Differential Testing Exposes Native vs Generic XDP Behavior Gaps
An open-source differential harness compares native vs generic XDP frame bytes and verdicts, with a reproducible virtio/veth baseline on Linux 6.8.
The same BPF program can pass the verifier yet behave differently depending on whether the kernel runs it in native XDP or generic (SKB-mode) XDP. A newly released open-source differential test harness, paired with a fixed 11-packet corpus and a compare.py tool, checks both modes for agreement at the byte level and at the XDP verdict level (PASS/DROP/TX/REDIRECT). A tagged release makes the virtio/veth baseline reproducible on Linux 6.8.
The operational risk is concrete: a firewall or rate-limiter validated only under native XDP can silently fall back to generic mode on an unsupported driver, a veth port, or after a reload — same bytecode, different behavior, often with no clear error signal.

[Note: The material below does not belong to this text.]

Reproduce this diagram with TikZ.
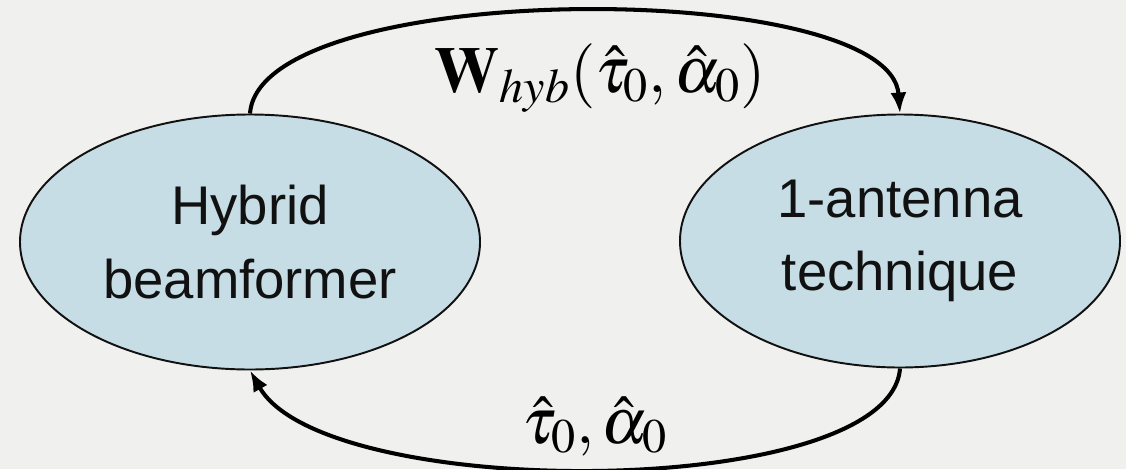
\documentclass[tikz,border=0pt]{standalone}
\usepackage{mathptmx}
\usepackage[no-math]{fontspec}
\newfontfamily\arialfont{Liberation Sans}
\usepackage{tikz}
\usetikzlibrary{arrows.meta, shapes.geometric}
\definecolor{paper}{HTML}{F0F0EF}
\definecolor{cellblue}{HTML}{C6DDE5}
\definecolor{inkline}{HTML}{111111}
\tikzset{
  blob/.style={ellipse, draw=inkline, fill=cellblue, line width=1.1pt,
               align=center, inner sep=0pt, text=inkline,
               font=\arialfont\fontsize{31}{42}\selectfont},
  loop/.style={-{Latex[length=0.42cm, width=0.32cm]}, line width=2.3pt, draw=black},
  mlbl/.style={anchor=base, font=\fontsize{37}{44}\selectfont},
}

\begin{document}
\begin{tikzpicture}
  % Frame with the reference margins
  \fill[paper] (0,0) rectangle (22.52,-9.38);
  \useasboundingbox (0,0) rectangle (22.52,-9.38);

  % Blocks
  \node[blob, minimum width=9.2cm, minimum height=5.1cm] (hyb) at (5.0, -4.84) {Hybrid\\beamformer};
  \node[blob, minimum width=8.8cm, minimum height=5.06cm] (ant) at (18.0, -4.82) {1-antenna\\technique};

  % Arrows
  \draw[loop] (hyb.north) .. controls +(0.2, 2.72) and +(-0.2, 2.72) .. (ant.north);
  \draw[loop] (ant.south) .. controls +(-0.2, -2.65) and +(1.5, -2.65) .. (hyb.south);

  % Labels
  \node[mlbl] (wlbl) at (12.0, -1.84) {$\mathbf{W}_{hyb}(\hat{\tau}_0,\hat{\alpha}_0)$};
  \node[mlbl] (tlbl) at (11.9, -8.86) {$\hat{\tau}_0,\hat{\alpha}_0$};
\end{tikzpicture}
\end{document}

Running the harness across five BPF programs on the virtio_vm profile, all 11 test IDs paired cleanly on both backends with zero byte-level or verdict-level divergence — establishing that the harness itself is a valid measurement instrument before hunting for real divergences. Context metadata such as data_meta is not yet measured and is flagged as an observation limit reserved for a planned bare-metal follow-up.
This is part one of a two-part series that establishes the harness and its instrument-validity baseline; physical NIC results are explicitly out of scope here.